Direct Feature Regression: The model predicts target speaker features directly rather than generating a mask to multiply with the mixture, avoiding potential nonlinear distortions.

4. Experimental Results

The model was evaluated on three benchmark datasets: LRS2, LRS3, and VoxCeleb2.

Separation Quality: Dolphin outperformed all SOTA methods (including IIANet, AV-Mossformer2, and CTCNet) across all metrics (SI-SNRi, SDRi, PESQ).
- On LRS2, Dolphin achieved 16.8 dB SI-SNRi, surpassing the previous best (IIANet at 16.0 dB).
- It demonstrated superior robustness in multi-speaker scenarios (3 and 4 speakers) and under diverse noise conditions (environmental noise, music, overlapping speech).
Efficiency Gains:
- Parameters: Reduced by >50% compared to SOTA models.
- MACs: Reduced by >2.4×.
- Inference Speed: Achieved >6× faster GPU inference speed compared to IIANet.
- Latency: Significantly lower CPU and GPU latency, making it viable for edge deployment.
Ablation Studies:
- Removing the VQ module dropped SI-SNRi by ~0.5 dB, confirming the importance of discrete semantic alignment.
- Removing either the Global or Local attention component degraded performance, proving their complementary nature.
- Early fusion of audio and visual features (at the encoder input) yielded better results than late fusion.

5. Significance

This paper presents a paradigm shift in AVSS research by demonstrating that high-performance separation does not require massive computational resources.

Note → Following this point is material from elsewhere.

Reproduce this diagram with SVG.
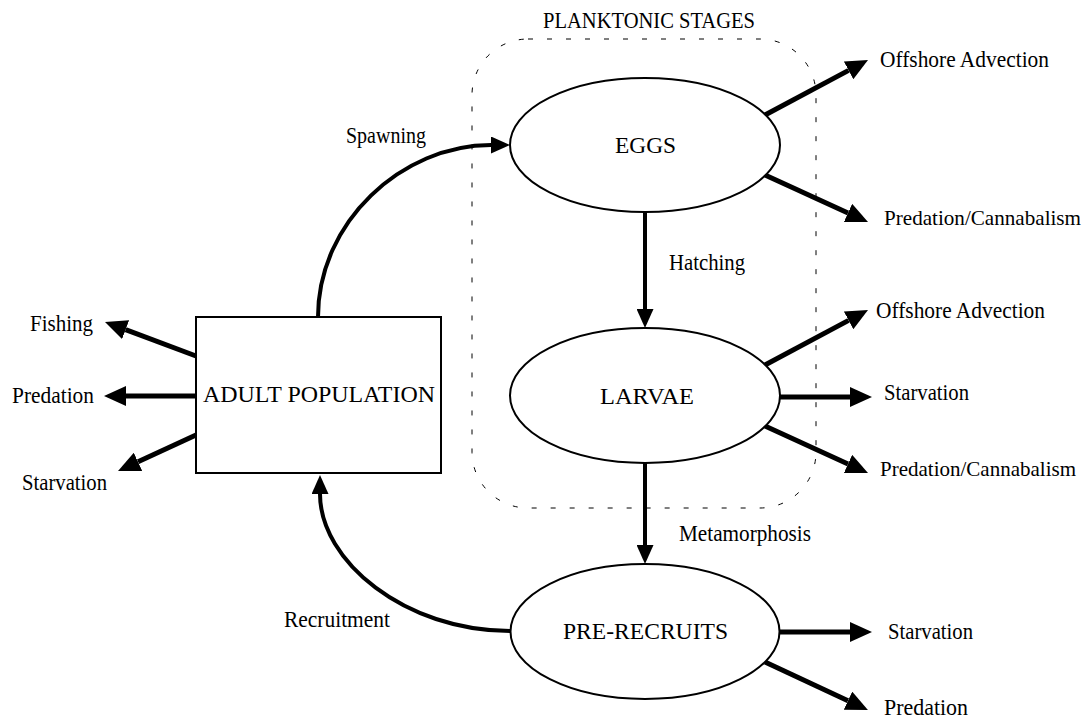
<svg xmlns="http://www.w3.org/2000/svg" width="1090" height="718" viewBox="0 0 1090 718">
  <style>
    text { font-family: "Liberation Serif", "Times New Roman", serif; font-size: 23px; fill: #000; }
    text.edge { font-size: 22px; }
    .node { fill: #fff; stroke: #000; stroke-width: 2; }
    .stage { fill: none; stroke: #000; stroke-width: 1; stroke-dasharray: 5 14; }
    .flow { fill: none; stroke: #000; stroke-width: 4; }
    .loss { fill: none; stroke: #000; stroke-width: 5; }
  </style>
  <defs>
    <marker id="headFlow" markerUnits="userSpaceOnUse" markerWidth="19" markerHeight="17" viewBox="0 0 19 17" refX="0" refY="8.5" orient="auto">
      <path d="M0,0 L19,8.5 L0,17 z" fill="#000"/>
    </marker>
    <marker id="headLoss" markerUnits="userSpaceOnUse" markerWidth="22" markerHeight="20" viewBox="0 0 22 20" refX="0" refY="10" orient="auto">
      <path d="M0,0 L22,10 L0,20 z" fill="#000"/>
    </marker>
  </defs>

  <!-- planktonic stages enclosure -->
  <g id="planktonic-stages">
    <rect class="stage" x="472" y="39" width="344" height="469" rx="56" ry="56"/>
    <text x="543" y="28" textLength="212" lengthAdjust="spacingAndGlyphs">PLANKTONIC STAGES</text>
  </g>

  <!-- connectors -->
  <g id="connectors">
    <!-- life-cycle flows -->
    <path class="flow" d="M318,317 C318,222 402,145 491,145" marker-end="url(#headFlow)"/>
    <path class="flow" d="M645,212 L645,309" marker-end="url(#headFlow)"/>
    <path class="flow" d="M645,463 L645,545" marker-end="url(#headFlow)"/>
    <path class="flow" d="M510,631 C405,631 320,561 320,494" marker-end="url(#headFlow)"/>

    <!-- adult losses -->
    <path class="loss" d="M196,356 L125.6,329.7" marker-end="url(#headLoss)"/>
    <path class="loss" d="M196,396 L126,396" marker-end="url(#headLoss)"/>
    <path class="loss" d="M196,435 L138,461.8" marker-end="url(#headLoss)"/>

    <!-- egg losses -->
    <path class="loss" d="M765,115 L848.6,70.4" marker-end="url(#headLoss)"/>
    <path class="loss" d="M765,175 L848,212.9" marker-end="url(#headLoss)"/>

    <!-- larval losses -->
    <path class="loss" d="M765,365 L848.6,320.4" marker-end="url(#headLoss)"/>
    <path class="loss" d="M779,397 L850,397" marker-end="url(#headLoss)"/>
    <path class="loss" d="M765,426 L848,463.9" marker-end="url(#headLoss)"/>

    <!-- pre-recruit losses -->
    <path class="loss" d="M779,632 L850,632" marker-end="url(#headLoss)"/>
    <path class="loss" d="M765,662 L848,700.7" marker-end="url(#headLoss)"/>

    <!-- connector labels -->
    <text x="346" y="143" textLength="80" lengthAdjust="spacingAndGlyphs">Spawning</text>
    <text x="669" y="270" textLength="76" lengthAdjust="spacingAndGlyphs">Hatching</text>
    <text x="679" y="541" textLength="132" lengthAdjust="spacingAndGlyphs">Metamorphosis</text>
    <text x="284" y="627" textLength="106" lengthAdjust="spacingAndGlyphs">Recruitment</text>
  </g>

  <!-- nodes -->
  <g id="adult-population">
    <rect class="node" x="196" y="317" width="245" height="156"/>
    <text x="203" y="402" textLength="232" lengthAdjust="spacingAndGlyphs">ADULT POPULATION</text>
  </g>
  <g id="eggs">
    <ellipse class="node" cx="645" cy="145" rx="135" ry="67"/>
    <text x="615" y="153" textLength="61" lengthAdjust="spacingAndGlyphs">EGGS</text>
  </g>
  <g id="larvae">
    <ellipse class="node" cx="645" cy="395.5" rx="135" ry="67.5"/>
    <text x="600" y="404" textLength="94" lengthAdjust="spacingAndGlyphs">LARVAE</text>
  </g>
  <g id="pre-recruits">
    <ellipse class="node" cx="645" cy="631.5" rx="134.5" ry="67.5"/>
    <text x="563" y="639" textLength="165" lengthAdjust="spacingAndGlyphs">PRE-RECRUITS</text>
  </g>

  <!-- mortality / loss endpoints -->
  <g id="adult-fishing"><text x="30" y="331" textLength="63" lengthAdjust="spacingAndGlyphs">Fishing</text></g>
  <g id="adult-predation"><text x="12" y="403" textLength="82" lengthAdjust="spacingAndGlyphs">Predation</text></g>
  <g id="adult-starvation"><text x="22" y="490" textLength="85" lengthAdjust="spacingAndGlyphs">Starvation</text></g>

  <g id="eggs-advection"><text x="880" y="67" textLength="169" lengthAdjust="spacingAndGlyphs">Offshore Advection</text></g>
  <g id="eggs-predation"><text class="edge" x="884" y="225" textLength="197" lengthAdjust="spacingAndGlyphs">Predation/Cannabalism</text></g>

  <g id="larvae-advection"><text x="876" y="318" textLength="169" lengthAdjust="spacingAndGlyphs">Offshore Advection</text></g>
  <g id="larvae-starvation"><text x="884" y="400" textLength="85" lengthAdjust="spacingAndGlyphs">Starvation</text></g>
  <g id="larvae-predation"><text class="edge" x="880" y="476" textLength="196" lengthAdjust="spacingAndGlyphs">Predation/Cannabalism</text></g>

  <g id="prerecruits-starvation"><text x="888" y="639" textLength="85" lengthAdjust="spacingAndGlyphs">Starvation</text></g>
  <g id="prerecruits-predation"><text x="884" y="715" textLength="84" lengthAdjust="spacingAndGlyphs">Predation</text></g>
</svg>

Practical Deployment: Dolphin offers a viable solution for real-world applications on resource-constrained edge devices (e.g., smartphones, hearing aids, IoT), where latency and power consumption are critical.
Semantic Efficiency: By leveraging discrete tokenization and knowledge distillation, the paper shows that lightweight encoders can capture high-level semantic information previously thought to require massive backbones.
Architectural Innovation: The integration of physical priors (heat diffusion) into attention mechanisms (HDA) provides a new direction for efficient local feature modeling in deep learning.

In conclusion, Dolphin effectively resolves the long-standing trade-off between separation quality and computational cost, setting a new standard for efficient, deployable audio-visual speech separation systems.